■ **SHORT PROBLEM**
Only the lines from the line containing "Give me the Chart.js source for this chart." to the line containing "600, 700, 800];", with both of those lines, are to be repeated exactly. Leave the images out.

■ **PROVIDED DATA**
———

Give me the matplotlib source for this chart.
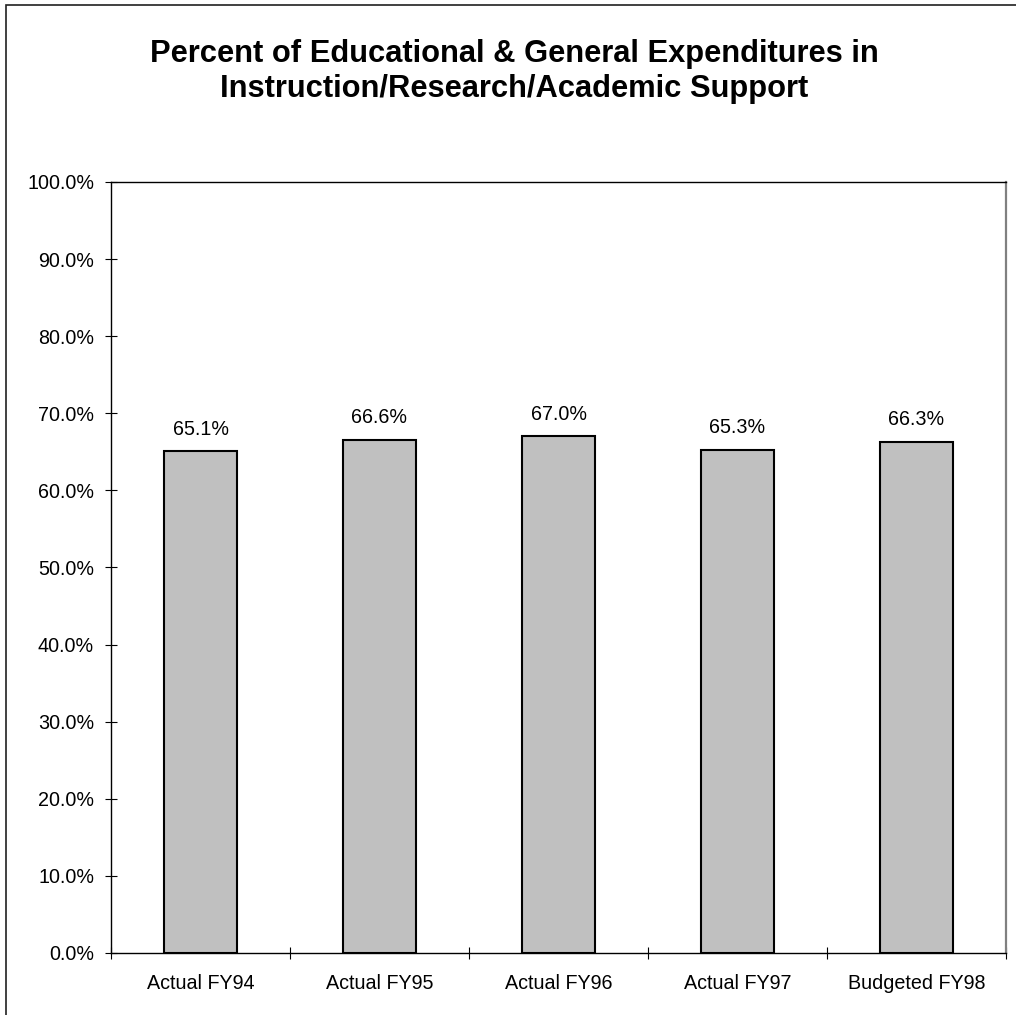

———

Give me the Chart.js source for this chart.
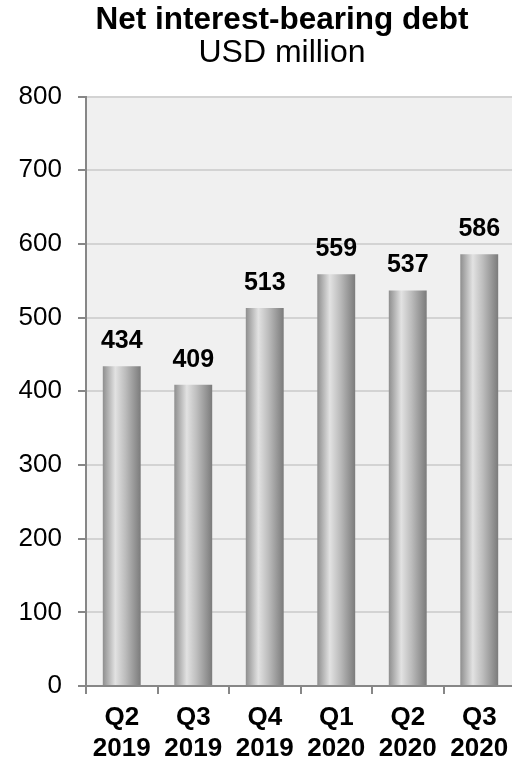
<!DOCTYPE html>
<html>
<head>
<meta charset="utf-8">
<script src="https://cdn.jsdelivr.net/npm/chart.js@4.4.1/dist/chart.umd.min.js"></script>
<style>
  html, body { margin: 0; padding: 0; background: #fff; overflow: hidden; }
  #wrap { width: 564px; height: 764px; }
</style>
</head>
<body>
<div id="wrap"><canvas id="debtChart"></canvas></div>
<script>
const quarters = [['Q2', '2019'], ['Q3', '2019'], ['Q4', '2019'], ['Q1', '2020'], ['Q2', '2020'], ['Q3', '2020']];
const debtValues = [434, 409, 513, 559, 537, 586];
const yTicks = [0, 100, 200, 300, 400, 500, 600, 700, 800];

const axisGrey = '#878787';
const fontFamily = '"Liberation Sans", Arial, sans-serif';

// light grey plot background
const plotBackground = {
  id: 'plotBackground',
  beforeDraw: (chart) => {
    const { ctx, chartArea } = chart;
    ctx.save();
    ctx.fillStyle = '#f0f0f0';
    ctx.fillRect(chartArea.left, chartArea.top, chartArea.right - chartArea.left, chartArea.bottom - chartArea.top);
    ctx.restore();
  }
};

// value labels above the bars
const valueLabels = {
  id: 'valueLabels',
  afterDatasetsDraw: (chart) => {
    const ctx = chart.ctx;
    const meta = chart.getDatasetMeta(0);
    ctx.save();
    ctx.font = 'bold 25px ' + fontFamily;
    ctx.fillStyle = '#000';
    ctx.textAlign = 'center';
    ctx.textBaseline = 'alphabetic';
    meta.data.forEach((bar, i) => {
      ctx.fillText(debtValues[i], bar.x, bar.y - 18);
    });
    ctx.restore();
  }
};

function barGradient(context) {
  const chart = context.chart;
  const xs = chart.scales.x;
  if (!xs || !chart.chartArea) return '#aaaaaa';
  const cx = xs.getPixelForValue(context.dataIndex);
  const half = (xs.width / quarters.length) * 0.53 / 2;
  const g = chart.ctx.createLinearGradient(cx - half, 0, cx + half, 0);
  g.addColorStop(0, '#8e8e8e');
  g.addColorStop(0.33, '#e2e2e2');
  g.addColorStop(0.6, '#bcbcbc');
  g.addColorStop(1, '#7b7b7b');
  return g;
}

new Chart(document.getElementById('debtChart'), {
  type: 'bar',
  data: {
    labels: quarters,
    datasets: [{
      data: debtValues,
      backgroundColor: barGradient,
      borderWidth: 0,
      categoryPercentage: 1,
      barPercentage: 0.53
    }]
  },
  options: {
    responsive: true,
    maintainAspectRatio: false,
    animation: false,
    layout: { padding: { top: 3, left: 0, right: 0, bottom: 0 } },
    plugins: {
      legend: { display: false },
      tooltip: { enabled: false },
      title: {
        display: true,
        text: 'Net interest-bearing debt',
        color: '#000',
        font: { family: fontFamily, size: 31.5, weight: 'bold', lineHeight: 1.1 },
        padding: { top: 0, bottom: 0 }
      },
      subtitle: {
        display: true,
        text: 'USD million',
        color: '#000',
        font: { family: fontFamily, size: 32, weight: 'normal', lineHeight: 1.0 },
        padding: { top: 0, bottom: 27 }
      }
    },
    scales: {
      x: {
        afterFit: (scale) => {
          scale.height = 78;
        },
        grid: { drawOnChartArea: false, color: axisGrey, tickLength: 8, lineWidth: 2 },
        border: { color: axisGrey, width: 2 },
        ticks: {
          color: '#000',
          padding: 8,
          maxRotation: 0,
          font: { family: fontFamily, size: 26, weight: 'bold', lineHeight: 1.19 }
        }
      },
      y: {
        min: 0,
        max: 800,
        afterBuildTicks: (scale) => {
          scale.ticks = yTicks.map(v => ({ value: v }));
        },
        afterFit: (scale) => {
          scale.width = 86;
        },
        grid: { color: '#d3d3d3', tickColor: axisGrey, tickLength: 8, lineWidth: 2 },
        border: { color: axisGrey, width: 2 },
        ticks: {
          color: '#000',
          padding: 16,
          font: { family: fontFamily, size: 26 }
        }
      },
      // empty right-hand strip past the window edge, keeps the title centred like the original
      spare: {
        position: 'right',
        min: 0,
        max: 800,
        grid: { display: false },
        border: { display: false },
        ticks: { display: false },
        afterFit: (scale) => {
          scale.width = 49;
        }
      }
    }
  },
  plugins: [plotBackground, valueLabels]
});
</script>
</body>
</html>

———

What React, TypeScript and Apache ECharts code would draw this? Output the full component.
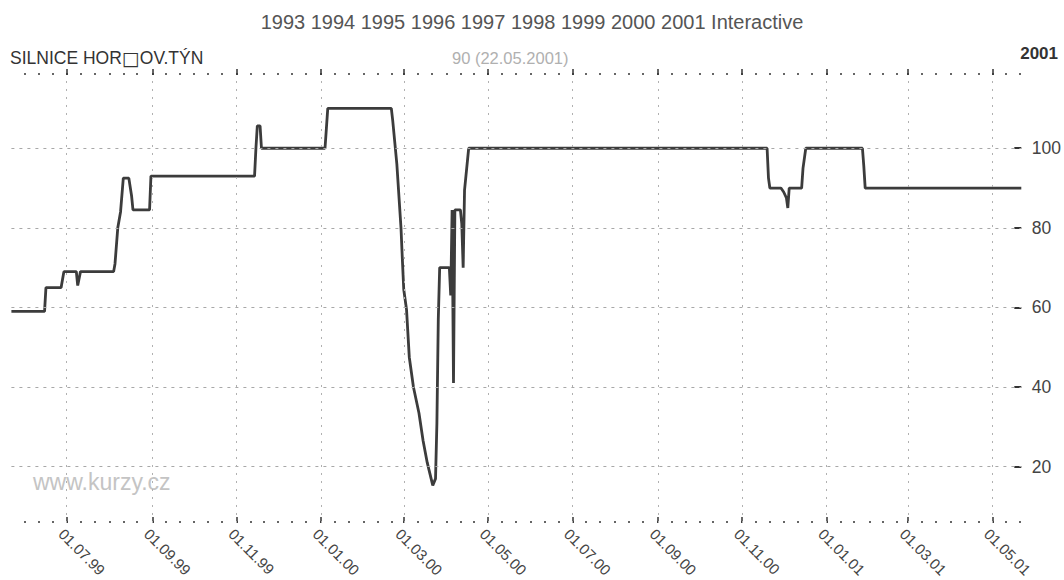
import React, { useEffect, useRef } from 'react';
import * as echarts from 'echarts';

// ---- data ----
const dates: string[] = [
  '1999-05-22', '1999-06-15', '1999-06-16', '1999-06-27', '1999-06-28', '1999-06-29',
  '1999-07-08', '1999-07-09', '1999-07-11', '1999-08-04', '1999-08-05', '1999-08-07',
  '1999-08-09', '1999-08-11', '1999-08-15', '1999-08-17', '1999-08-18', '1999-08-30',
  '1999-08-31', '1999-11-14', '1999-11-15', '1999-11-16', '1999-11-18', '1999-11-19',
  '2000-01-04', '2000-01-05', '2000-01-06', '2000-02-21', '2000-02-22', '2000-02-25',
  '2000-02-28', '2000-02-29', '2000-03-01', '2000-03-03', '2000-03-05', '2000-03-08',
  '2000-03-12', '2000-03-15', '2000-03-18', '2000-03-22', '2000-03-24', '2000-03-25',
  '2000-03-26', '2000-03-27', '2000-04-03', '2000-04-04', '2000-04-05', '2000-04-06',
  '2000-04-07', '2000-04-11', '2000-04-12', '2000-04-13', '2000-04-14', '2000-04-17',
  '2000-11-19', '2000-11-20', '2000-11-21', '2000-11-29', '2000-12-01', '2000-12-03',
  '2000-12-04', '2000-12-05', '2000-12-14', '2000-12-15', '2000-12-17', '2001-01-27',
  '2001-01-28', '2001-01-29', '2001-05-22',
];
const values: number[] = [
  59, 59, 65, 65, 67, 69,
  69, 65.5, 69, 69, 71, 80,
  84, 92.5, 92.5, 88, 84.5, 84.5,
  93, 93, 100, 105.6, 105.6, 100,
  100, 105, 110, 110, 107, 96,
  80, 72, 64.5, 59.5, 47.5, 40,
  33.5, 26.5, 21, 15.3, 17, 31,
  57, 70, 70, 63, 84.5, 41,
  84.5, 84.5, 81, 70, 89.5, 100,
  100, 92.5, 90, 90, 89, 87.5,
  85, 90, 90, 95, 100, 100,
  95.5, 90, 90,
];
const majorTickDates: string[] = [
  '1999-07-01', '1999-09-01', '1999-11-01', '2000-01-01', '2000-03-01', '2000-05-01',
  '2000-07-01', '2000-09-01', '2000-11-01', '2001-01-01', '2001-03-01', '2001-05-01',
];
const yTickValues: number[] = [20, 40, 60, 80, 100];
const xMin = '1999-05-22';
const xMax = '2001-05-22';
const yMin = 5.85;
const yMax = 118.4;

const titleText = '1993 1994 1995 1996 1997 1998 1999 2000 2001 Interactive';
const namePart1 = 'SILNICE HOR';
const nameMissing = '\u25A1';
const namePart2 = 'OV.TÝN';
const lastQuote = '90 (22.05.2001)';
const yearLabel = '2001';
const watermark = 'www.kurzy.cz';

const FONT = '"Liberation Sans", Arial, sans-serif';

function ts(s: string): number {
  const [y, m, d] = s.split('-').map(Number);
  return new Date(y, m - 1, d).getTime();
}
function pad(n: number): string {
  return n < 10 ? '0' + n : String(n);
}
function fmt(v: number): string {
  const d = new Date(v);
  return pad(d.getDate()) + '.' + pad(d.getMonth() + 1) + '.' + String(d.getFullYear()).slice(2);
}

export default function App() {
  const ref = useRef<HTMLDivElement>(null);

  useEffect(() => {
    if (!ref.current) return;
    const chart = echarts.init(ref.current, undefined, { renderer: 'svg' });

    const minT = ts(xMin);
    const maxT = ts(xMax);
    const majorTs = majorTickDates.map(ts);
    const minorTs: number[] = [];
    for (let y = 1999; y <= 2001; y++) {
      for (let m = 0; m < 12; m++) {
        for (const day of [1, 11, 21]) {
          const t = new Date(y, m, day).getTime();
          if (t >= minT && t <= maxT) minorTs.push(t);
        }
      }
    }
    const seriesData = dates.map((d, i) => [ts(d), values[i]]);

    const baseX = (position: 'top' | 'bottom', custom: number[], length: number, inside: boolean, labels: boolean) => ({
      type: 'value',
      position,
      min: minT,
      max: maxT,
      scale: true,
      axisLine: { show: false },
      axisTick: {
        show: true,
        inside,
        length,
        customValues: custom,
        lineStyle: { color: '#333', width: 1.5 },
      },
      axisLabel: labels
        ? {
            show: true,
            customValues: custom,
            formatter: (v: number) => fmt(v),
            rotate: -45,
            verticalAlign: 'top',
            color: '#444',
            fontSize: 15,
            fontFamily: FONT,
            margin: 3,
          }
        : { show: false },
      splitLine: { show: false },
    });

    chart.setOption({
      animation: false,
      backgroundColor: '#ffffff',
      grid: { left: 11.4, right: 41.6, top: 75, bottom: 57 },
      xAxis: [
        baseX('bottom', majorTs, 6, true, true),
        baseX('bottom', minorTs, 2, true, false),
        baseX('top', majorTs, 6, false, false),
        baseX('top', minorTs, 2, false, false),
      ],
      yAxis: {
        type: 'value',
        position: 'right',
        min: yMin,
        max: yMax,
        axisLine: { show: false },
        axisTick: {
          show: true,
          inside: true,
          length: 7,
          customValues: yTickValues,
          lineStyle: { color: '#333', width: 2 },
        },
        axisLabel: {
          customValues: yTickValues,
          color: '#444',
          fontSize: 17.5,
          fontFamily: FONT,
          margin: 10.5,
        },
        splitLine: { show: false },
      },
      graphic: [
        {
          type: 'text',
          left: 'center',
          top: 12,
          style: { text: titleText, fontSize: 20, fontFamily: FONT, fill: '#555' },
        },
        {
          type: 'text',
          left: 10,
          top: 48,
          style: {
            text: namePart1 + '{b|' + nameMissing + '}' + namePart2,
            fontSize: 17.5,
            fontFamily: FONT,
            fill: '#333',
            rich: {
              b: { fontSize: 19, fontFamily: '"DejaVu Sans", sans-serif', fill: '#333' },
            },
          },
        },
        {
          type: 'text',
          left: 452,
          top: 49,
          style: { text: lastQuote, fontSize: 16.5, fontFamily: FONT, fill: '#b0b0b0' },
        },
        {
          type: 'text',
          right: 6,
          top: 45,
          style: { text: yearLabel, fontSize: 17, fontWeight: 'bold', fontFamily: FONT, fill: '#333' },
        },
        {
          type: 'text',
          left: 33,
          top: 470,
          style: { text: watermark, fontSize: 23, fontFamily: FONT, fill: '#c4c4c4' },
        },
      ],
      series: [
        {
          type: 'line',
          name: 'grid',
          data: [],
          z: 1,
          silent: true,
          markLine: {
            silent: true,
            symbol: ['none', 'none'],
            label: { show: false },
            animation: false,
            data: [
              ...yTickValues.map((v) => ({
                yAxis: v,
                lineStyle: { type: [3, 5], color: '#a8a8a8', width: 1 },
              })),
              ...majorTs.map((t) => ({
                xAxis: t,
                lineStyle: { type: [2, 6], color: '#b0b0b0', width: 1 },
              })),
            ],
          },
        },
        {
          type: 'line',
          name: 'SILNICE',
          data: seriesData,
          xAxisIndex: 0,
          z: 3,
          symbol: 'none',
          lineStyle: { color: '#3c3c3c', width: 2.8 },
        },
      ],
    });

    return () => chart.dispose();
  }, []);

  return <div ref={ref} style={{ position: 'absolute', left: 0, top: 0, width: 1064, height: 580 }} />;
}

———

■ **REPLY**
Give me the Chart.js source for this chart.
<!DOCTYPE html>
<html>
<head>
<meta charset="utf-8">
<script src="https://cdn.jsdelivr.net/npm/chart.js@4.4.1/dist/chart.umd.min.js"></script>
<style>
  html, body { margin: 0; padding: 0; background: #fff; overflow: hidden; }
  #wrap { width: 564px; height: 764px; }
</style>
</head>
<body>
<div id="wrap"><canvas id="debtChart"></canvas></div>
<script>
const quarters = [['Q2', '2019'], ['Q3', '2019'], ['Q4', '2019'], ['Q1', '2020'], ['Q2', '2020'], ['Q3', '2020']];
const debtValues = [434, 409, 513, 559, 537, 586];
const yTicks = [0, 100, 200, 300, 400, 500, 600, 700, 800];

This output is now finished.